I think I did really well this year.  My sewing came on leaps and bounds.  I can now put on a Me Made garment most days with little effort, and I buy very little RTW any more (except for jeans - more to come on that!).  I worked hard on fitting and it really paid off - with a little help from my friends - which leads me on nicely to:

2) Sewing people really are the nicest people you could meet/ chat to

2013 was a tough year for me personally.  I lost a close family member and another was diagnosed with a serious illness (which is likely to make 2014 another difficult one).  But I really think sewing, sewcial media, bloggers and sewing friends helped me through it (without wishing to take away any credit from family and non-sewing friends of course!).  Sometimes it's just great to have an escape from reality and chat to other people who are as excited about the latest indie pattern release or fabric sale as me!

I joined Twitter (@jolittletime if you tweet too!) after resisting for a long time and found a fantastic sewing community on there.

I went to the epic blogger meet up and met some fabulous people and starting following lots of new blogs.

I started meeting the Spoolettes as regularly as I can (given family commitments that's not as often as I would like!).  What a great group of ladies that are excellent fun to spend time with, whether drinking, dancing, bowling or fabric shopping!

3) I sewed (mainly) for the life I have

Particpating in Me Made May showed me that my wardrobe needed plain separates and knits and I focused on sewing those.  I know a lot of people don't like to sew basics, but there's only so many party dresses and summer frocks my lifestyle calls for, especially in a country when the sun shines for about a month of the year.  I love (and wear) dresses quite a lot, but I'm likely to grab a comfy knit one to throw on for work and I have sewn a lot of those this year!  But we all need a bit of frosting from time to time - however I want to make what I wear most often.  I also sewed much more with plains (and I'm including spots and stripes in plains - they are practically neutrals) which I have enjoyed more than I expected.  It's good to be able to see nice design lines and focus on the fit rather than hiding behind a print as I did when I started (all those lovely printed cottons...)

4) I really need to conquer trousers

I wear jeans and trousers a lot, especially in winter and it's a huge gap in my me-made wardrobe.  As mentioned in my Hits & Misses post I traced Colette patterns Juniper in my usual size following Sunni's trouser sewalong, added extra seam allowances, thread traced every seam, and threw the muslin in the sewing box to think about what it had done when it didn't remotely fit. It hasn't come back out yet but it will this year! I also want some me made jeans.

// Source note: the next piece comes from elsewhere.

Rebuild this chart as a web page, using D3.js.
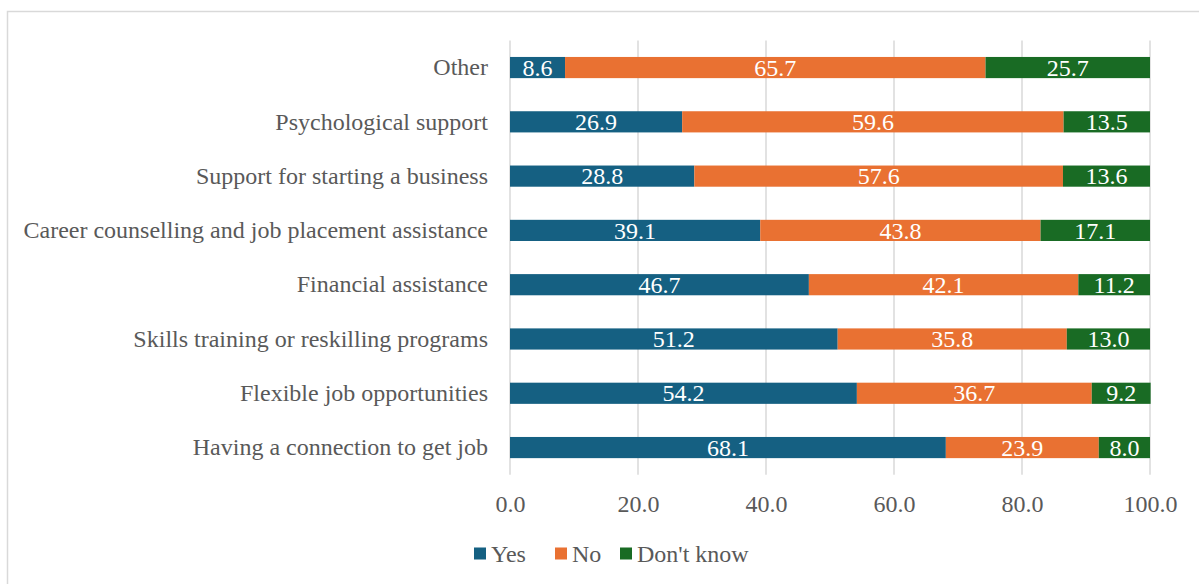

5) Sewing with a plan works well for me

I'm quite a planner by nature, but I do have a tendency to get distracted by newer shinier things (squirrel!) like new pattern releases, sewalongs, sewing challenges, competitions etc.  I have made a conscious effort only to take part in these if I would have done it anyway!  If I have bought a new Cake pattern and there's a sewalong, then I will plan to join.  If the Sewcialists are doing Red October, I will join in as I love red.  Green December not so much.  I didn't love the Laurel pattern and realistically I don't think the shape will work for my shape, so I was proud of resisting the competition.

The sewalong that worked really well for me was the Fall Essentials sewalong.  I planned out the garments I wanted to make within a colour palette I love and so I could make sure I had all the notions, zips, thread, buttons etc that normally hold me up on finishing a project.  I mainly sew in the evenings so rushing to the shop for more thread isn't going to happen!  I made so many more projects in that 2 month period than I ever expected so a big thumbs up for planning sewing!

Inspirations and goals posts coming up soon!